Saturday was cloudy and threatening rain all day. When the above picture was snapped, it was starting to clear and by 9:30pm was completely clear. Buenos Aires threw up a significant light dome in the north but, fortunately, I had a copse of trees blocking that light dome which only extended about a third of the way up the sky. And I know the northern sky very well. My gaze would be turned firmly south. For this, it was a great site.
I set up about ten yards to the left of where the picture was snapped, about five yards from the corral, and the horses kept me company as I executed my plan to be blown away by the southern sky.
1) If you’re not aware, the southern sky is not the same as the northern. Standing on earth, you can only ever see half the universe from any given point and, depending on your latitude, a significant fraction of the universe is ALWAYS hidden from view by the planet on which you stand. By traveling to the southern hemisphere, a northerner can gain access to a lot of sky he wouldn’t normally see. I’ve been lucky enough to spend two previous nights under a clear southern sky. First in Salvador, Brazil in 2006 when I found a south-facing beach hidden from city lights. Second in Mendoza, Argentina where I met up with a very friendly astronomy club who took me up into the Andes and introduced me to mate and the Large Magellanic Cloud.
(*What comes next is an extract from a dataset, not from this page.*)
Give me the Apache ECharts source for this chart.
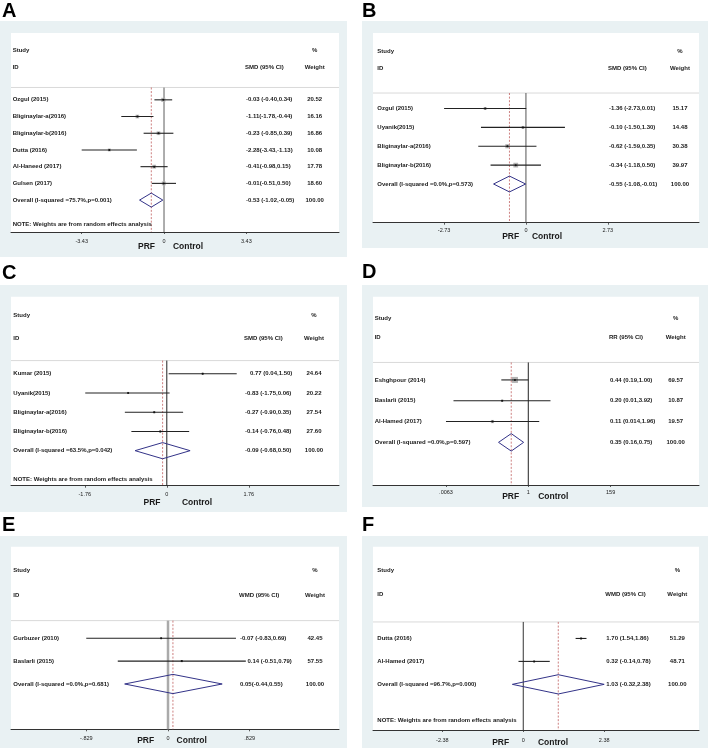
<!DOCTYPE html>
<html><head><meta charset="utf-8">
<script src="https://cdn.jsdelivr.net/npm/echarts@6/dist/echarts.min.js"></script>
<style>html,body{margin:0;padding:0;background:#fff}#c{width:709px;height:756px}</style>
</head><body><div id="c"></div><script>
// ---------------- DATA ----------------
const A_studies = ['Ozgul (2015)','Bliginaylar-a(2016)','Bliginaylar-b(2016)','Dutta (2016)','Al-Haneed (2017)','Gulsen (2017)'];
const A_est = [-0.03,-1.11,-0.23,-2.28,-0.41,-0.01];
const A_lo  = [-0.40,-1.78,-0.85,-3.43,-0.98,-0.51];
const A_hi  = [0.34,-0.44,0.39,-1.13,0.15,0.50];
const A_w   = [20.52,16.16,16.86,10.08,17.78,18.60];
const A_ci  = ['-0.03 (-0.40,0.34)','-1.11(-1.78,-0.44)','-0.23 (-0.85,0.39)','-2.28(-3.43,-1.13)','-0.41(-0.98,0.15)','-0.01(-0.51,0.50)'];
const A_overall = [-0.53,-1.02,-0.05];
const A_overallLabel = 'Overall (I-squared =75.7%,p=0.001)';
const A_overallCI = '-0.53 (-1.02,-0.05)';
const A_ticks = [-3.43,0,3.43];
const A_tickLabels = ['-3.43','0','3.43'];

const B_studies = ['Ozgul (2015)','Uyanik(2015)','Bliginaylar-a(2016)','Bliginaylar-b(2016)'];
const B_est = [-1.36,-0.10,-0.62,-0.34];
const B_lo  = [-2.73,-1.50,-1.59,-1.18];
const B_hi  = [0.01,1.30,0.35,0.50];
const B_w   = [15.17,14.48,30.38,39.97];
const B_ci  = ['-1.36 (-2.73,0.01)','-0.10 (-1.50,1.30)','-0.62 (-1.59,0.35)','-0.34 (-1.18,0.50)'];
const B_overall = [-0.55,-1.08,-0.01];
const B_overallLabel = 'Overall (I-squared =0.0%,p=0.573)';
const B_overallCI = '-0.55 (-1.08,-0.01)';
const B_ticks = [-2.73,0,2.73];
const B_tickLabels = ['-2.73','0','2.73'];

const C_studies = ['Kumar (2015)','Uyanik(2015)','Bliginaylar-a(2016)','Bliginaylar-b(2016)'];
const C_est = [0.77,-0.83,-0.27,-0.14];
const C_lo  = [0.04,-1.75,-0.90,-0.76];
const C_hi  = [1.50,0.06,0.35,0.48];
const C_w   = [24.64,20.22,27.54,27.60];
const C_ci  = ['0.77 (0.04,1.50)','-0.83 (-1.75,0.06)','-0.27 (-0.90,0.35)','-0.14 (-0.76,0.48)'];
const C_overall = [-0.09,-0.68,0.50];
const C_overallLabel = 'Overall (I-squared =63.5%,p=0.042)';
const C_overallCI = '-0.09 (-0.68,0.50)';
const C_ticks = [-1.76,0,1.76];
const C_tickLabels = ['-1.76','0','1.76'];

const D_studies = ['Eshghpour (2014)','Baslarli (2015)','Al-Hamed (2017)'];
const D_est = [0.44,0.20,0.11];
const D_lo  = [0.19,0.01,0.0063];
const D_hi  = [1.00,3.92,1.96];
const D_w   = [69.57,10.87,19.57];
const D_ci  = ['0.44 (0.19,1.00)','0.20 (0.01,3.92)','0.11 (0.014,1.96)'];
const D_overall = [0.35,0.16,0.75];
const D_overallLabel = 'Overall (I-squared =0.0%,p=0.597)';
const D_overallCI = '0.35 (0.16,0.75)';
const D_ticks = [0.0063,1,159];
const D_tickLabels = ['.0063','1','159'];

const E_studies = ['Gurbuzer (2010)','Baslarli (2015)'];
const E_est = [-0.07,0.14];
const E_lo  = [-0.83,-0.51];
const E_hi  = [0.69,0.79];
const E_w   = [42.45,57.55];
const E_ci  = ['-0.07 (-0.83,0.69)','0.14 (-0.51,0.79)'];
const E_overall = [0.05,-0.44,0.55];
const E_overallLabel = 'Overall (I-squared =0.0%,p=0.681)';
const E_overallCI = '0.05(-0.44,0.55)';
const E_ticks = [-0.829,0,0.829];
const E_tickLabels = ['-.829','0','.829'];

const F_studies = ['Dutta (2016)','Al-Hamed (2017)'];
const F_est = [1.70,0.32];
const F_lo  = [1.54,-0.14];
const F_hi  = [1.86,0.78];
const F_w   = [51.29,48.71];
const F_ci  = ['1.70 (1.54,1.86)','0.32 (-0.14,0.78)'];
const F_overall = [1.03,-0.32,2.38];
const F_overallLabel = 'Overall (I-squared =96.7%,p=0.000)';
const F_overallCI = '1.03 (-0.32,2.38)';
const F_ticks = [-2.38,0,2.38];
const F_tickLabels = ['-2.38','0','2.38'];

const panelLetters = ['A','B','C','D','E','F'];
const measures = ['SMD (95% CI)','SMD (95% CI)','SMD (95% CI)','RR (95% CI)','WMD (95% CI)','WMD (95% CI)'];
const noteText = 'NOTE: Weights are from random effects analysis';
const sideLabels = ['PRF','Control'];

// ---------------- LAYOUT ----------------
const panels = [
 {d:[A_studies,A_est,A_lo,A_hi,A_w,A_ci,A_overall,A_overallLabel,A_overallCI,A_ticks,A_tickLabels], log:false, note:true,
  L:{letter:[2,11.5], box:[0,21,347,236], plot:[11,33,328,199], xr:[-6.375,7.29], ymax:7.91, hdr:[-2.97,-1.97,-0.74,7.47], cols:[12.7,246,314.7], ciShift:[], prf:[146.5,246.7], ctl:[188,246.7], boxK:0.9, zero:['#9a9a9a',1.6], lm:6}},
 {d:[B_studies,B_est,B_lo,B_hi,B_w,B_ci,B_overall,B_overallLabel,B_overallCI,B_ticks,B_tickLabels], log:false, note:false,
  L:{letter:[362,11.5], box:[362,21,346,227], plot:[373,33,326,189.7], xr:[-5.1,5.77], ymax:6.05, hdr:[-3.03,-2.11,-0.82,0], cols:[377.3,609,680], ciShift:[], prf:[510.7,236.7], ctl:[547,236.7], boxK:0.75, zero:['#555',1], lm:4.5}},
 {d:[C_studies,C_est,C_lo,C_hi,C_w,C_ci,C_overall,C_overallLabel,C_overallCI,C_ticks,C_tickLabels], log:false, note:true,
  L:{letter:[2,273], box:[0,285,347,227], plot:[11,296.7,328,189], xr:[-3.343,3.695], ymax:5.82, hdr:[-3.04,-1.83,-0.68,5.49], cols:[13.3,245,314], ciShift:[5,0,0,0], prf:[152,503], ctl:[197,503], boxK:0.45, zero:['#222',1], lm:5.5}},
 {d:[D_studies,D_est,D_lo,D_hi,D_w,D_ci,D_overall,D_overallLabel,D_overallCI,D_ticks,D_tickLabels], log:true, note:false,
  L:{letter:[362,272], box:[362,285,346,222], plot:[373,296.7,326,188.3], xr:[-4.152,4.564], ymax:5.05, hdr:[-2.97,-2.05,-0.84,0], cols:[374.7,610,675.7], ciShift:[], prf:[510.7,497], ctl:[553.3,497], boxK:0.72, zero:['#222',1], lm:4.5}},
 {d:[E_studies,E_est,E_lo,E_hi,E_w,E_ci,E_overall,E_overallLabel,E_overallCI,E_ticks,E_tickLabels], log:false, note:false,
  L:{letter:[2,525.5], box:[0,536,347,212], plot:[11,546.7,328,182.6], xr:[-1.594,1.736], ymax:3.98, hdr:[-2.95,-1.89,-0.77,0], cols:[13.3,240,315], ciShift:[0,7.5], prf:[145.7,740.7], ctl:[191.7,740.7], boxK:0.3, zero:['#aaa',2.5], lm:6}},
 {d:[F_studies,F_est,F_lo,F_hi,F_w,F_ci,F_overall,F_overallLabel,F_overallCI,F_ticks,F_tickLabels], log:false, note:true,
  L:{letter:[362,525.5], box:[362,536,346,212], plot:[373,546.7,326,183.3], xr:[-4.42,5.17], ymax:3.99, hdr:[-2.95,-1.92,-0.72,3.56], cols:[377.3,606.3,677.3], ciShift:[], prf:[500.7,743], ctl:[553,743], boxK:0.3, zero:['#333',1], lm:7}}
];

const FAM = '"Liberation Sans", Arial, Helvetica, sans-serif';
const BG = '#e9f1f3';
const INK = '#1a1a1a';
function txt(x, y, s, align, size, weight) {
  return {type:'text', x:x, y:y, style:{text:s, fill:INK, fontSize:size||6, fontWeight:weight||'bold', fontFamily:FAM, align:align||'left', verticalAlign:'middle'}};
}

const grids = [], xAxes = [], yAxes = [], series = [], graphics = [];

panels.forEach((P, k) => {
  const [studies, est, lo, hi, w, ci, ov, ovLabel, ovCI, ticks, tickLabels] = P.d;
  const L = P.L;
  const f = P.log ? (v => Math.log10(v)) : (v => v);
  const tv = ticks.map(f);

  graphics.push({type:'rect', z:-10, shape:{x:L.box[0], y:L.box[1], width:L.box[2], height:L.box[3]}, style:{fill:BG}});
  graphics.push({type:'rect', z:-9, shape:{x:L.plot[0], y:L.plot[1], width:L.plot[2], height:L.plot[3]}, style:{fill:'#fff'}});
  graphics.push({type:'text', x:L.letter[0], y:L.letter[1], style:{text:panelLetters[k], fill:'#000', fontSize:20, fontWeight:'bold', fontFamily:FAM, align:'left', verticalAlign:'middle'}});
  graphics.push({type:'text', x:L.prf[0], y:L.prf[1], style:{text:sideLabels[0], fill:INK, fontSize:8.5, fontWeight:'bold', fontFamily:FAM, align:'center', verticalAlign:'middle'}});
  graphics.push({type:'text', x:L.ctl[0], y:L.ctl[1], style:{text:sideLabels[1], fill:INK, fontSize:8.5, fontWeight:'bold', fontFamily:FAM, align:'center', verticalAlign:'middle'}});

  grids.push({left:L.plot[0], top:L.plot[1], width:L.plot[2], height:L.plot[3], containLabel:false});
  xAxes.push({type:'value', gridIndex:k, min:L.xr[0], max:L.xr[1],
    axisLine:{show:true, onZero:false, lineStyle:{color:'#333', width:1}},
    axisTick:{show:true, customValues:tv, length:2, lineStyle:{color:'#333', width:0.8}},
    axisLabel:{show:true, customValues:tv, margin:L.lm, fontSize:5.5, color:INK, fontFamily:FAM,
      formatter: v => { let bi = 0; tv.forEach((t,i)=>{ if (Math.abs(t-v) < Math.abs(tv[bi]-v)) bi = i; }); return tickLabels[bi]; }},
    splitLine:{show:false}});
  yAxes.push({type:'value', gridIndex:k, inverse:true, min:-4, max:L.ymax, show:false});

  const [yStudy, yId, ySep, yNote] = L.hdr;
  // header, separator, reference lines
  series.push({type:'custom', xAxisIndex:k, yAxisIndex:k, clip:false, z:1, silent:true,
    data:[[f(ov[0]), 0]],
    renderItem:(params, api) => {
      const cs = params.coordSys;
      const ySt = api.coord([0, yStudy])[1], yI = api.coord([0, yId])[1], yS = api.coord([0, ySep])[1];
      const yB = cs.y + cs.height;
      const x0 = api.coord([0, 0])[0], xo = api.coord([api.value(0), 0])[0];
      const ch = [
        txt(L.cols[0], ySt, 'Study'), txt(L.cols[2], ySt, '%', 'center'),
        txt(L.cols[0], yI, 'ID'), txt(L.cols[1] - 1, yI, measures[k]), txt(L.cols[2], yI, 'Weight', 'center'),
        {type:'line', shape:{x1:cs.x, y1:yS, x2:cs.x + cs.width, y2:yS}, style:{stroke:'#d9d9d9', lineWidth:1}},
        {type:'line', shape:{x1:x0, y1:yS, x2:x0, y2:yB}, style:{stroke:L.zero[0], lineWidth:L.zero[1]}},
        {type:'line', shape:{x1:xo, y1:yS, x2:xo, y2:yB}, style:{stroke:'#c0605f', lineWidth:0.8, lineDash:[2,1.6]}}
      ];
      if (P.note) ch.push(txt(L.cols[0], api.coord([0, yNote])[1], noteText));
      return {type:'group', children:ch};
    }});
  // study rows
  series.push({type:'custom', xAxisIndex:k, yAxisIndex:k, clip:false, z:3, silent:true,
    data: est.map((e, i) => [f(e), i, f(lo[i]), f(hi[i]), w[i]]),
    renderItem:(params, api) => {
      const i = params.dataIndex;
      const pE = api.coord([api.value(0), api.value(1)]);
      const pL = api.coord([api.value(2), api.value(1)]);
      const pH = api.coord([api.value(3), api.value(1)]);
      const s = L.boxK * Math.sqrt(api.value(4));
      return {type:'group', children:[
        {type:'rect', shape:{x:pE[0]-s/2, y:pE[1]-s/2, width:s, height:s}, style:{fill:'#b4b4b4'}},
        {type:'line', shape:{x1:pL[0], y1:pE[1], x2:pH[0], y2:pE[1]}, style:{stroke:'#222', lineWidth:1.1}},
        {type:'circle', shape:{cx:pE[0], cy:pE[1], r:1}, style:{fill:'#111'}},
        txt(L.cols[0], pE[1], studies[i]),
        txt(L.cols[1] + (L.ciShift[i] || 0), pE[1], ci[i]),
        txt(L.cols[2], pE[1], w[i].toFixed(2), 'center')
      ]};
    }});
  // overall diamond
  series.push({type:'custom', xAxisIndex:k, yAxisIndex:k, clip:false, z:3, silent:true,
    data:[[f(ov[0]), studies.length, f(ov[1]), f(ov[2])]],
    renderItem:(params, api) => {
      const y = api.value(1), h = 0.42;
      const pl = api.coord([api.value(2), y]), pr = api.coord([api.value(3), y]);
      const pt = api.coord([api.value(0), y - h]), pb = api.coord([api.value(0), y + h]);
      return {type:'group', children:[
        {type:'polygon', shape:{points:[pl, pt, pr, pb]}, style:{fill:'none', stroke:'#333388', lineWidth:1}},
        txt(L.cols[0], pl[1], ovLabel),
        txt(L.cols[1], pl[1], ovCI),
        txt(L.cols[2], pl[1], (100).toFixed(2), 'center')
      ]};
    }});
});

const chart = echarts.init(document.getElementById('c'), null, {renderer:'canvas'});
chart.setOption({
  animation:false,
  backgroundColor:'#fff',
  grid:grids, xAxis:xAxes, yAxis:yAxes, series:series,
  graphic:{elements:graphics}
});
</script></body></html>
2) I built a really cool 8″ telescope specifically for this journey to the Southern Hemisphere and went through some trouble lugging it to the continent. I then left it in Santiago. Genius, I am. (To be fair, this trip to the ranch came about late and up until the last minute it looked like I’d be clouded out. My time in Chile is much more open and the skies generally clearer. I hadn’t planned on getting clear nights outside the city in Argentina).
Okay, so on Saturday and Sunday I happily hunted objects up in the sky and had a few jump out at me. The Magellanic Clouds were higher than I’d ever seen them and they really do look like clouds. On Saturday, there were still some clouds hanging about after dark but it was clearing fast. I waited a fair bit of time for full clearing before I realized the clouds I were seeing were, in fact, the Milky Way’s biggest, brightest satellite galaxies.
Because of where the solar system is located in the galaxy and Earth’s tilt, the Milky Way is much brighter and there are more close stars in the southern sky. I had seen this once before and it’s stunning. I more than doubled my exposure to the southern sky this weekend but am still not used to it. The Milky Way around Eta Carinae is just incredible. There are open clusters laid out like stars in the north.
Anyway, I spent four hours each night cruising the Milky Way and listening to the horses talk to each other. Probably about me. I’ll perhaps write up my observing log for the blog but I’m not sure how many people reading would care about the details. I’m also still working on processing my “real” astrophotos from the night. However, I finally managed to capture a windmill with some stars in the background. They didn’t come out perfect, not by a long stretch, as the lenses had begun dewing up and my attempts to un-dew them caused a few artifacts (most notably, diffraction spikes on the bright stars). But, all things considered, I’m pretty happy.
The Large Magellanic Cloud. I “missed it by that much”. Look through the legs of the windmill, about halfway up from the bottom and you can make out the Small Magellanic Cloud hiding. It was quite low at that point and invisible to the naked eye.
The Milky Way. The Eta Carinae nebula is the pinkish spot straight up from the windmill. The Southern Cross is down to the left from the nebula, even in height with the vanes. Beta and Alpha Centauri (in that order) are down and to the left from the cross, two bright stars one straight above the other. Alpha, our nearest star system, is the lower and brighter of the two.